Como lutar contra o racismo, seja na cultura, seja na política, seja no cotidiano? O que cada um de nós pode fazer?
É necessário que se admita a existência do racismo e o quão feroz ele é. Depois disso, é obrigatória a aplicação de medidas sociais de afirmação que busquem o mínimo de igualdade. Como indivíduos, é importante a pressão.
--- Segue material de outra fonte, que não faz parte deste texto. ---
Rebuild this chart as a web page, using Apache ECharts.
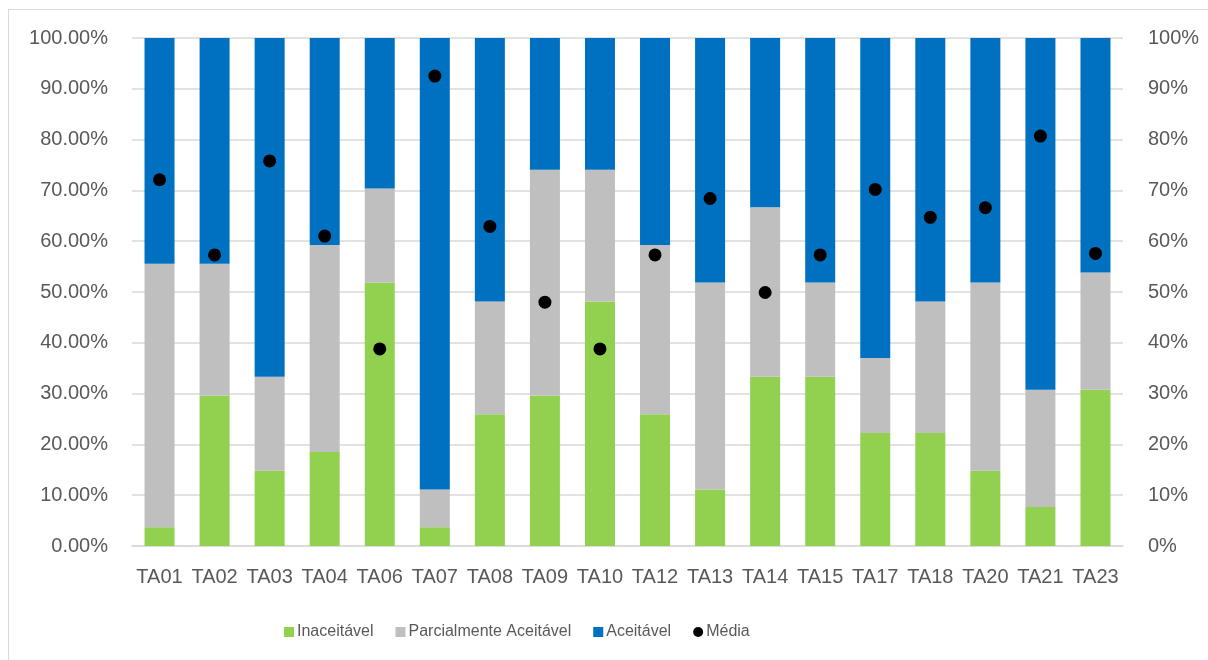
<!DOCTYPE html>
<html>
<head>
<meta charset="utf-8">
<script src="https://cdn.jsdelivr.net/npm/echarts@6/dist/echarts.min.js"></script>
<style>
  html, body { margin: 0; padding: 0; background: #fff; overflow: hidden; }
  #frame { position: absolute; left: 8px; top: 9px; width: 1400px; height: 800px; border: 1.5px solid #D9D9D9; box-sizing: border-box; }
  #chart { position: absolute; left: 0; top: 0; width: 1208px; height: 660px; }
</style>
</head>
<body>
<div id="frame"></div>
<div id="chart"></div>
<script>
const categories = ['TA01','TA02','TA03','TA04','TA06','TA07','TA08','TA09','TA10','TA12','TA13','TA14','TA15','TA17','TA18','TA20','TA21','TA23'];
const inaceitavel = [3.70, 29.63, 14.81, 18.52, 51.85, 3.70, 25.93, 29.63, 48.15, 25.93, 11.11, 33.33, 33.33, 22.22, 22.22, 14.81, 7.69, 30.77];
const parcialmente = [51.85, 25.93, 18.52, 40.74, 18.52, 7.41, 22.22, 44.44, 25.93, 33.33, 40.74, 33.33, 18.52, 14.81, 25.93, 37.04, 23.08, 23.08];
const aceitavel = [44.44, 44.44, 66.67, 40.74, 29.63, 88.89, 51.85, 25.93, 25.93, 40.74, 48.15, 33.33, 48.15, 62.96, 51.85, 48.15, 69.23, 46.15];
const media = [72.1, 57.3, 75.8, 61.0, 38.8, 92.5, 62.9, 48.0, 38.8, 57.3, 68.4, 49.9, 57.3, 70.2, 64.7, 66.6, 80.7, 57.6];

const FONT = 'Liberation Sans';
const TXT = '#595959';
const chart = echarts.init(document.getElementById('chart'), null, { renderer: 'canvas' });
chart.setOption({
  backgroundColor: 'transparent',
  animation: false,
  textStyle: { fontFamily: FONT, color: TXT },
  grid: { left: 132, right: 85, top: 38, bottom: 114, containLabel: false },
  legend: {
    left: 279, top: 619,
    itemWidth: 10, itemHeight: 10, itemGap: 22,
    textStyle: { fontFamily: FONT, fontSize: 16, color: TXT, padding: [0, 0, 0, -2] },
    data: [
      { name: 'Inaceitável', icon: 'rect' },
      { name: 'Parcialmente Aceitável', icon: 'rect' },
      { name: 'Aceitável', icon: 'rect' },
      { name: 'Média', icon: 'circle' }
    ]
  },
  xAxis: {
    type: 'category',
    data: categories,
    axisLine: { lineStyle: { color: '#D9D9D9', width: 1.5 } },
    axisTick: { show: false },
    axisLabel: { fontFamily: FONT, fontSize: 20, color: TXT, margin: 21, interval: 0 }
  },
  yAxis: [
    {
      type: 'value', min: 0, max: 100, interval: 10, position: 'left',
      axisLine: { show: false }, axisTick: { show: false },
      splitLine: { lineStyle: { color: '#D9D9D9', width: 1.5 } },
      axisLabel: { fontFamily: FONT, fontSize: 20, color: TXT, margin: 24, formatter: v => v.toFixed(2) + '%' }
    },
    {
      type: 'value', min: 0, max: 100, interval: 10, position: 'right',
      axisLine: { show: false }, axisTick: { show: false },
      splitLine: { show: false },
      axisLabel: { fontFamily: FONT, fontSize: 20, color: TXT, margin: 25, formatter: v => v + '%' }
    }
  ],
  series: [
    { name: 'Inaceitável', type: 'bar', stack: 'total', data: inaceitavel, barWidth: 30,
      itemStyle: { color: '#92D050' } },
    { name: 'Parcialmente Aceitável', type: 'bar', stack: 'total', data: parcialmente, barWidth: 30,
      itemStyle: { color: '#BFBFBF' } },
    { name: 'Aceitável', type: 'bar', stack: 'total', data: aceitavel, barWidth: 30,
      itemStyle: { color: '#0070C0' } },
    { name: 'Média', type: 'scatter', yAxisIndex: 1, data: media, symbol: 'circle', symbolSize: 13,
      itemStyle: { color: '#000000', opacity: 1 }, z: 5 }
  ]
});
</script>
</body>
</html>
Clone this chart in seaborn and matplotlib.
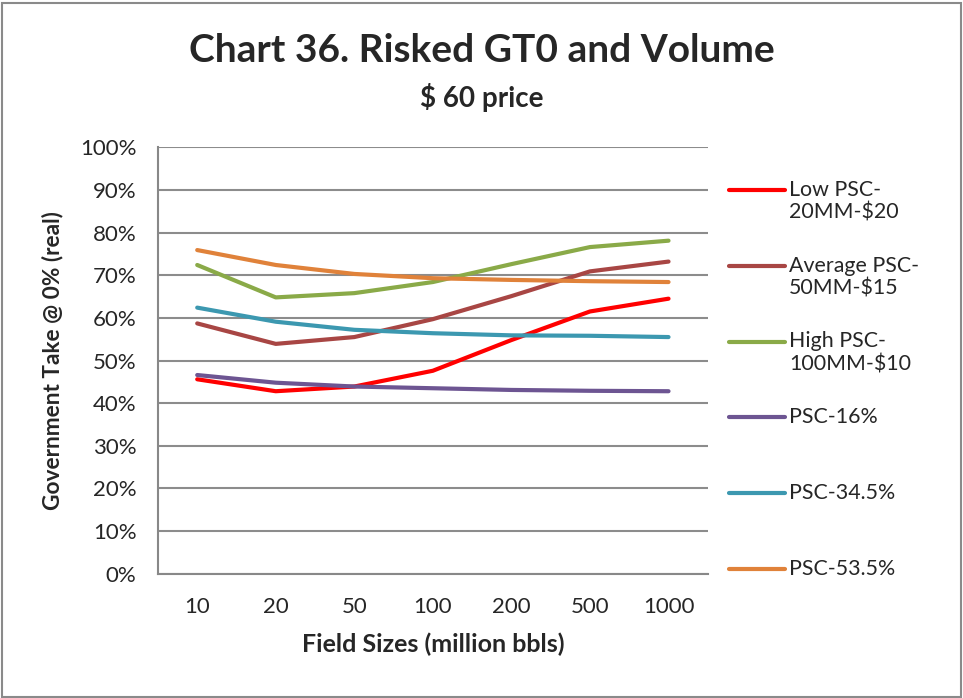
import matplotlib
matplotlib.use("Agg")
import matplotlib.pyplot as plt
import seaborn as sns
import pandas as pd
from matplotlib.legend_handler import HandlerLine2D
from matplotlib.transforms import Affine2D
from matplotlib.patches import Rectangle

field_sizes = ["10", "20", "50", "100", "200", "500", "1000"]
low_psc = [45.6, 42.8, 43.9, 47.6, 54.8, 61.5, 64.5]
avg_psc = [58.7, 53.9, 55.5, 59.7, 65.1, 70.9, 73.2]
high_psc = [72.4, 64.8, 65.8, 68.4, 72.6, 76.6, 78.1]
psc_16 = [46.6, 44.8, 43.9, 43.5, 43.1, 42.9, 42.8]
psc_345 = [62.4, 59.1, 57.2, 56.4, 55.9, 55.8, 55.5]
psc_535 = [75.9, 72.4, 70.3, 69.3, 68.9, 68.6, 68.4]

series_names = ["Low PSC-\n20MM-$20", "Average PSC-\n50MM-$15", "High PSC-\n100MM-$10",
                "PSC-16%", "PSC-34.5%", "PSC-53.5%"]
series_vals = [low_psc, avg_psc, high_psc, psc_16, psc_345, psc_535]
colors = ["#FF0000", "#A84644", "#8AAA48", "#6D5592", "#3C98B0", "#E0823A"]

rows = []
for name, vals in zip(series_names, series_vals):
    for fs, v in zip(field_sizes, vals):
        rows.append({"Field": fs, "Value": v, "Series": name})
df = pd.DataFrame(rows)

sns.set_style("white")
plt.rcParams["font.family"] = ["Lato", "DejaVu Sans"]

fig = plt.figure(figsize=(9.63, 6.98), dpi=100)
ax = fig.add_axes([0.164, 0.178, 0.571, 0.611])

sns.lineplot(data=df, x="Field", y="Value", hue="Series", palette=colors,
             hue_order=series_names, sort=False, linewidth=3.0, ax=ax, legend=False)
for ln in ax.lines:
    ln.set_solid_capstyle("round")

ax.set_ylim(0, 100)
ax.set_xlim(-0.5, 6.5)
ax.set_yticks(range(0, 101, 10))
ax.set_yticklabels([f"{v}%" for v in range(0, 101, 10)], fontsize=16)
ax.set_xticks(range(7))
ax.set_xticklabels(field_sizes, fontsize=16)
ax.set_xticks([i - 0.5 for i in range(8)], minor=True)
ax.tick_params(axis="x", which="major", length=0, pad=17)
ax.tick_params(axis="x", which="minor", length=4.5, width=1.2, color="#888888")
ax.tick_params(axis="y", which="major", length=4.5, width=1.2, color="#888888", pad=11)
ax.grid(axis="y", color="#8c8c8c", linewidth=1.5)
ax.set_axisbelow(True)
for s in ["top", "right"]:
    ax.spines[s].set_visible(False)
for s in ["left", "bottom"]:
    ax.spines[s].set_color("#888888")
    ax.spines[s].set_linewidth(1.5)

ax.set_xlabel("Field Sizes (million bbls)", fontsize=18, fontweight="bold", labelpad=11)
ax.set_ylabel("Government Take @ 0% (real)", fontsize=16.3, fontweight="bold", labelpad=12)

fig.text(0.5, 0.928, "Chart 36. Risked GT0 and Volume", ha="center", va="center",
         fontsize=28, fontweight="bold")
fig.text(0.5, 0.861, "$ 60 price", ha="center", va="center", fontsize=20, fontweight="bold")


class TopHandler(HandlerLine2D):
    def __init__(self, dy, **kw):
        super().__init__(**kw)
        self.dy = dy

    def create_artists(self, legend, orig_handle, xdescent, ydescent, width, height,
                       fontsize, trans):
        t = trans + Affine2D().translate(0, self.dy)
        return super().create_artists(legend, orig_handle, xdescent, ydescent, width,
                                      height, fontsize, t)


handles = ax.lines[:6]
labels = []
for n in series_names:
    labels.append(n if "\n" in n else n + "\n ")
hmap = {h: TopHandler(12) for h in handles}
leg = fig.legend(handles, labels, loc="upper left", bbox_to_anchor=(0.746, 0.758),
                 frameon=False, fontsize=15.4, handlelength=2.6, handletextpad=0.2,
                 labelspacing=1.53, handler_map=hmap, borderpad=0)

fig.patches.append(Rectangle((0.002, 0.002), 0.996, 0.994, transform=fig.transFigure,
                             fill=False, edgecolor="#8a8a8a", linewidth=1.5))

fig.savefig("out.png", dpi=100)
A pressão para que mídia, empresas, governos e instituições educacionais trabalhem imprescindivelmente o tema, para que sejam mais representativos e dialoguem mais com a realidade brasileira, expondo o racismo existente, quebrando o mito da democracia racial e promovendo as culturas africanas e afrodescendentes.
Como veem o legado de Abdias Nascimento? Conhecem seu trabalho, ele os influenciou de alguma maneira, traz algo que lhes interessa?
Abdias Nascimento deixou um legado muito importante tanto para o movimento negro no Brasil quanto para a visibilidade da participação negra nas artes visuais e da cena. Para o Afreaka, ele foi uma das referências iniciais, sendo a primeira instituição visitada em busca de conhecimentos e parcerias o Ipeafro, fundado por Abdias com sede no Rio de Janeiro e que trabalha nas áreas de ensino, pesquisa, cultura e documentação. Temos grande admiração pelas lutas e pelas conquistas alcançadas ao longo de sua vida. Ocupamos nosso ambiente de trabalho com algumas de suas obras como forma de homenagem e referência.